◆ **Set task**:
Write out the data below in full, unchanged, minus the images.
# start of Raw data
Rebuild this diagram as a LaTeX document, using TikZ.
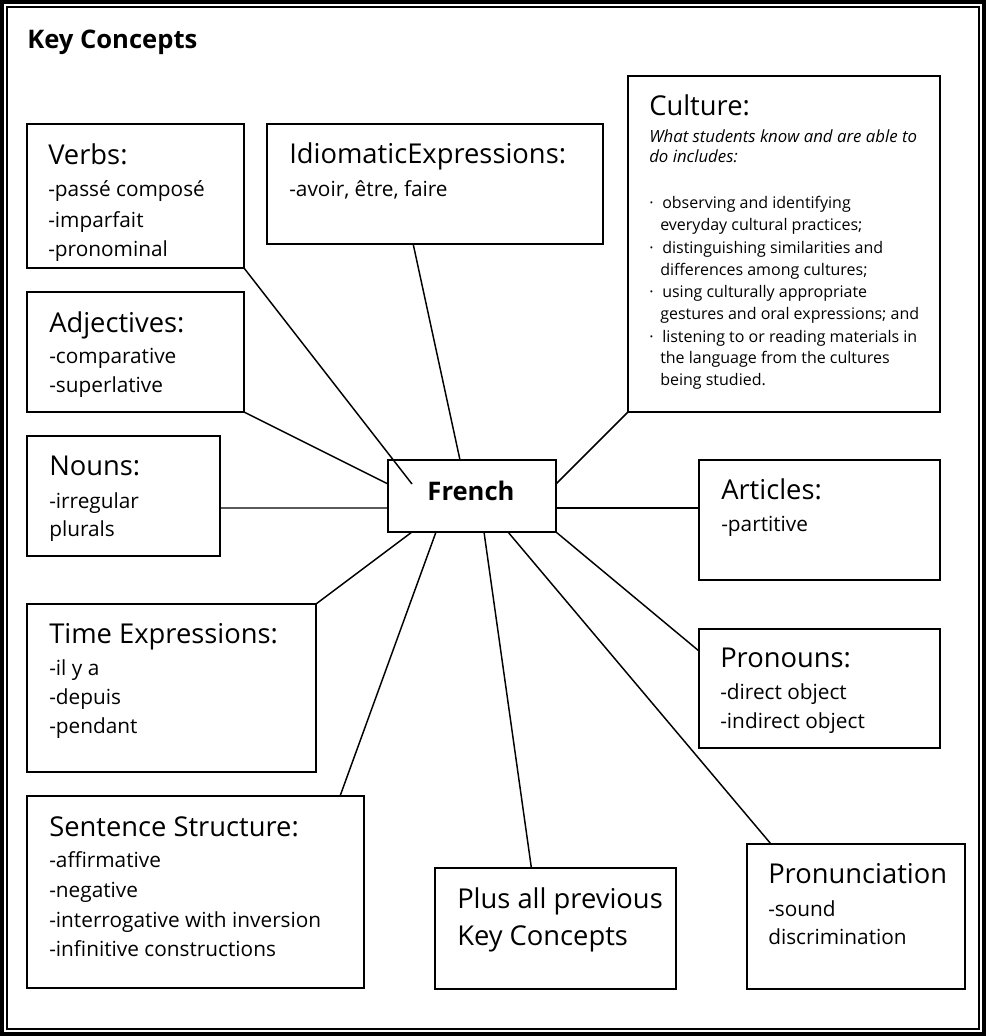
\documentclass[tikz,border=0pt]{standalone}
\usepackage{fontspec}
\setmainfont{Open Sans}
\usetikzlibrary{calc}
\begin{document}
\begin{tikzpicture}[x=0.75pt,y=-0.75pt,
  box/.style={draw, line width=1.5pt, anchor=north west, inner sep=0pt, outer sep=0pt},
  hd/.style={anchor=base west, inner sep=0pt, font=\fontsize{20.5}{23}\selectfont},
  bd/.style={anchor=base west, inner sep=0pt, font=\fontsize{15.6}{18}\selectfont},
  it/.style={anchor=base west, inner sep=0pt, font=\fontsize{12.6}{15}\selectfont\itshape},
  sm/.style={anchor=base west, inner sep=0pt, font=\fontsize{12}{14}\selectfont},
  bigb/.style={inner sep=0pt, font=\fontsize{19.2}{22}\selectfont\bfseries},
  link/.style={line width=1.1pt}]
\useasboundingbox (0,0) rectangle (996,1036);
% frame
\draw[line width=3pt] (2,2) rectangle (984,1034);
\draw[line width=1.5pt] (7,7) rectangle (979,1029);
% title
\node[bigb, anchor=base west] (title) at (27,48) {Key Concepts};
% boxes
\node[box, minimum width=217*0.75pt, minimum height=144*0.75pt] (verbs) at (27,124) {};
\node[box, minimum width=336*0.75pt, minimum height=120*0.75pt] (idiom) at (267,124) {};
\node[box, minimum width=312*0.75pt, minimum height=336*0.75pt] (culture) at (628,76) {};
\node[box, minimum width=217*0.75pt, minimum height=120*0.75pt] (adj) at (27,292) {};
\node[box, minimum width=193*0.75pt, minimum height=120*0.75pt] (nouns) at (27,436) {};
\node[box, minimum width=168*0.75pt, minimum height=72*0.75pt] (french) at (388,460) {};
\node[box, minimum width=241*0.75pt, minimum height=120*0.75pt] (articles) at (699,460) {};
\node[box, minimum width=241*0.75pt, minimum height=119*0.75pt] (pronouns) at (699,629) {};
\node[box, minimum width=289*0.75pt, minimum height=168*0.75pt] (time) at (27,604) {};
\node[box, minimum width=337*0.75pt, minimum height=192*0.75pt] (sentence) at (27,796) {};
\node[box, minimum width=241*0.75pt, minimum height=121*0.75pt] (plus) at (435,868) {};
\node[box, minimum width=218*0.75pt, minimum height=145*0.75pt] (pron) at (747,844) {};
% connectors
\coordinate (verbsend) at (412,484);
\draw[link] (verbs.south east) -- (verbsend);
\draw[link] ($(idiom.south west)!0.435!(idiom.south east)$) -- ($(french.north west)!3/7!(french.north east)$);
\draw[link] (adj.south east) -- ($(french.north west)!1/3!(french.south west)$);
\draw[link] ($(nouns.north east)!0.6!(nouns.south east)$) -- ($(french.north west)!2/3!(french.south west)$);
\draw[link] (culture.south west) -- ($(french.north east)!1/3!(french.south east)$);
\draw[link] ($(french.north east)!2/3!(french.south east)$) -- ($(articles.north west)!0.4!(articles.south west)$);
\draw[link] ($(pronouns.north west)!0.185!(pronouns.south west)$) -- (french.south east);
\draw[link] (time.north east) -- ($(french.south west)!1/7!(french.south east)$);
\draw[link] ($(sentence.north west)!0.929!(sentence.north east)$) -- ($(french.south west)!2/7!(french.south east)$);
\draw[link] ($(plus.north west)!0.4!(plus.north east)$) -- ($(french.south west)!4/7!(french.south east)$);
\draw[link] ($(pron.north west)!0.11!(pron.north east)$) -- ($(french.south west)!5/7!(french.south east)$);
% French
\node[bigb, anchor=base] (frencht) at (471,500) {French};
% Verbs
\node[hd] (verbsh) at (48,164) {Verbs:};
\node[bd] (verbs1) at (48,196) {-passé composé};
\node[bd] (verbs2) at (48,227) {-imparfait};
\node[bd] (verbs3) at (48,256) {-pronominal};
% Idiomatic
\node[hd] (idiomh) at (289,163) {IdiomaticExpressions:};
\node[bd] (idiom1) at (289,196) {-avoir, être, faire};
% Culture
\node[hd] (cultureh) at (649,115) {Culture:};
\node[it] (culturei1) at (649,142) {What students know and are able to};
\node[it] (culturei2) at (649,162) {do includes:};
\node[sm] (cb1) at (649,208) {\makebox[9.75pt][l]{·}observing and identifying};
\node[sm] (cb1b) at (660,230) {everyday cultural practices;};
\node[sm] (cb2) at (649,253) {\makebox[9.75pt][l]{·}distinguishing similarities and};
\node[sm] (cb2b) at (660,275) {differences among cultures;};
\node[sm] (cb3) at (649,297) {\makebox[9.75pt][l]{·}using culturally appropriate};
\node[sm] (cb3b) at (660,319) {gestures and oral expressions; and};
\node[sm] (cb4) at (649,342) {\makebox[9.75pt][l]{·}listening to or reading materials in};
\node[sm] (cb4b) at (660,363) {the language from the cultures};
\node[sm] (cb4c) at (660,385) {being studied.};
% Adjectives
\node[hd] (adjh) at (49,332) {Adjectives:};
\node[bd] (adj1) at (49,363) {-comparative};
\node[bd] (adj2) at (49,392) {-superlative};
% Nouns
\node[hd] (nounsh) at (49,475) {Nouns:};
\node[bd] (nouns1) at (49,508) {-irregular};
\node[bd] (nouns2) at (49,536) {plurals};
% Articles
\node[hd] (articlesh) at (721,499) {Articles:};
\node[bd] (articles1) at (721,531) {-partitive};
% Pronouns
\node[hd] (pronounsh) at (720,667) {Pronouns:};
\node[bd] (pronouns1) at (720,699) {-direct object};
\node[bd] (pronouns2) at (720,728) {-indirect object};
% Time
\node[hd] (timeh) at (49,643) {Time Expressions:};
\node[bd] (time1) at (49,675) {-il y a};
\node[bd] (time2) at (49,704) {-depuis};
\node[bd] (time3) at (49,733) {-pendant};
% Sentence
\node[hd] (sentenceh) at (49,836) {Sentence Structure:};
\node[bd] (sentence1) at (49,867) {-affirmative};
\node[bd] (sentence2) at (49,897) {-negative};
\node[bd] (sentence3) at (49,927) {-interrogative with inversion};
\node[bd] (sentence4) at (49,956) {-infinitive constructions};
% Plus
\node[hd] (plus1) at (457,908) {Plus all previous};
\node[hd] (plus2) at (457,945) {Key Concepts};
% Pronunciation
\node[hd] (pronh) at (768,883) {Pronunciation};
\node[bd] (pron1) at (768,916) {-sound};
\node[bd] (pron2) at (768,944) {discrimination};
\end{tikzpicture}
\end{document}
# end of Raw data
◆ **Worked answer**:
Rebuild this diagram as a LaTeX document, using TikZ.
\documentclass[tikz,border=0pt]{standalone}
\usepackage{fontspec}
\setmainfont{Open Sans}
\usetikzlibrary{calc}
\begin{document}
\begin{tikzpicture}[x=0.75pt,y=-0.75pt,
  box/.style={draw, line width=1.5pt, anchor=north west, inner sep=0pt, outer sep=0pt},
  hd/.style={anchor=base west, inner sep=0pt, font=\fontsize{20.5}{23}\selectfont},
  bd/.style={anchor=base west, inner sep=0pt, font=\fontsize{15.6}{18}\selectfont},
  it/.style={anchor=base west, inner sep=0pt, font=\fontsize{12.6}{15}\selectfont\itshape},
  sm/.style={anchor=base west, inner sep=0pt, font=\fontsize{12}{14}\selectfont},
  bigb/.style={inner sep=0pt, font=\fontsize{19.2}{22}\selectfont\bfseries},
  link/.style={line width=1.1pt}]
\useasboundingbox (0,0) rectangle (996,1036);
% frame
\draw[line width=3pt] (2,2) rectangle (984,1034);
\draw[line width=1.5pt] (7,7) rectangle (979,1029);
% title
\node[bigb, anchor=base west] (title) at (27,48) {Key Concepts};
% boxes
\node[box, minimum width=217*0.75pt, minimum height=144*0.75pt] (verbs) at (27,124) {};
\node[box, minimum width=336*0.75pt, minimum height=120*0.75pt] (idiom) at (267,124) {};
\node[box, minimum width=312*0.75pt, minimum height=336*0.75pt] (culture) at (628,76) {};
\node[box, minimum width=217*0.75pt, minimum height=120*0.75pt] (adj) at (27,292) {};
\node[box, minimum width=193*0.75pt, minimum height=120*0.75pt] (nouns) at (27,436) {};
\node[box, minimum width=168*0.75pt, minimum height=72*0.75pt] (french) at (388,460) {};
\node[box, minimum width=241*0.75pt, minimum height=120*0.75pt] (articles) at (699,460) {};
\node[box, minimum width=241*0.75pt, minimum height=119*0.75pt] (pronouns) at (699,629) {};
\node[box, minimum width=289*0.75pt, minimum height=168*0.75pt] (time) at (27,604) {};
\node[box, minimum width=337*0.75pt, minimum height=192*0.75pt] (sentence) at (27,796) {};
\node[box, minimum width=241*0.75pt, minimum height=121*0.75pt] (plus) at (435,868) {};
\node[box, minimum width=218*0.75pt, minimum height=145*0.75pt] (pron) at (747,844) {};
% connectors
\coordinate (verbsend) at (412,484);
\draw[link] (verbs.south east) -- (verbsend);
\draw[link] ($(idiom.south west)!0.435!(idiom.south east)$) -- ($(french.north west)!3/7!(french.north east)$);
\draw[link] (adj.south east) -- ($(french.north west)!1/3!(french.south west)$);
\draw[link] ($(nouns.north east)!0.6!(nouns.south east)$) -- ($(french.north west)!2/3!(french.south west)$);
\draw[link] (culture.south west) -- ($(french.north east)!1/3!(french.south east)$);
\draw[link] ($(french.north east)!2/3!(french.south east)$) -- ($(articles.north west)!0.4!(articles.south west)$);
\draw[link] ($(pronouns.north west)!0.185!(pronouns.south west)$) -- (french.south east);
\draw[link] (time.north east) -- ($(french.south west)!1/7!(french.south east)$);
\draw[link] ($(sentence.north west)!0.929!(sentence.north east)$) -- ($(french.south west)!2/7!(french.south east)$);
\draw[link] ($(plus.north west)!0.4!(plus.north east)$) -- ($(french.south west)!4/7!(french.south east)$);
\draw[link] ($(pron.north west)!0.11!(pron.north east)$) -- ($(french.south west)!5/7!(french.south east)$);
% French
\node[bigb, anchor=base] (frencht) at (471,500) {French};
% Verbs
\node[hd] (verbsh) at (48,164) {Verbs:};
\node[bd] (verbs1) at (48,196) {-passé composé};
\node[bd] (verbs2) at (48,227) {-imparfait};
\node[bd] (verbs3) at (48,256) {-pronominal};
% Idiomatic
\node[hd] (idiomh) at (289,163) {IdiomaticExpressions:};
\node[bd] (idiom1) at (289,196) {-avoir, être, faire};
% Culture
\node[hd] (cultureh) at (649,115) {Culture:};
\node[it] (culturei1) at (649,142) {What students know and are able to};
\node[it] (culturei2) at (649,162) {do includes:};
\node[sm] (cb1) at (649,208) {\makebox[9.75pt][l]{·}observing and identifying};
\node[sm] (cb1b) at (660,230) {everyday cultural practices;};
\node[sm] (cb2) at (649,253) {\makebox[9.75pt][l]{·}distinguishing similarities and};
\node[sm] (cb2b) at (660,275) {differences among cultures;};
\node[sm] (cb3) at (649,297) {\makebox[9.75pt][l]{·}using culturally appropriate};
\node[sm] (cb3b) at (660,319) {gestures and oral expressions; and};
\node[sm] (cb4) at (649,342) {\makebox[9.75pt][l]{·}listening to or reading materials in};
\node[sm] (cb4b) at (660,363) {the language from the cultures};
\node[sm] (cb4c) at (660,385) {being studied.};
% Adjectives
\node[hd] (adjh) at (49,332) {Adjectives:};
\node[bd] (adj1) at (49,363) {-comparative};
\node[bd] (adj2) at (49,392) {-superlative};
% Nouns
\node[hd] (nounsh) at (49,475) {Nouns:};
\node[bd] (nouns1) at (49,508) {-irregular};
\node[bd] (nouns2) at (49,536) {plurals};
% Articles
\node[hd] (articlesh) at (721,499) {Articles:};
\node[bd] (articles1) at (721,531) {-partitive};
% Pronouns
\node[hd] (pronounsh) at (720,667) {Pronouns:};
\node[bd] (pronouns1) at (720,699) {-direct object};
\node[bd] (pronouns2) at (720,728) {-indirect object};
% Time
\node[hd] (timeh) at (49,643) {Time Expressions:};
\node[bd] (time1) at (49,675) {-il y a};
\node[bd] (time2) at (49,704) {-depuis};
\node[bd] (time3) at (49,733) {-pendant};
% Sentence
\node[hd] (sentenceh) at (49,836) {Sentence Structure:};
\node[bd] (sentence1) at (49,867) {-affirmative};
\node[bd] (sentence2) at (49,897) {-negative};
\node[bd] (sentence3) at (49,927) {-interrogative with inversion};
\node[bd] (sentence4) at (49,956) {-infinitive constructions};
% Plus
\node[hd] (plus1) at (457,908) {Plus all previous};
\node[hd] (plus2) at (457,945) {Key Concepts};
% Pronunciation
\node[hd] (pronh) at (768,883) {Pronunciation};
\node[bd] (pron1) at (768,916) {-sound};
\node[bd] (pron2) at (768,944) {discrimination};
\end{tikzpicture}
\end{document}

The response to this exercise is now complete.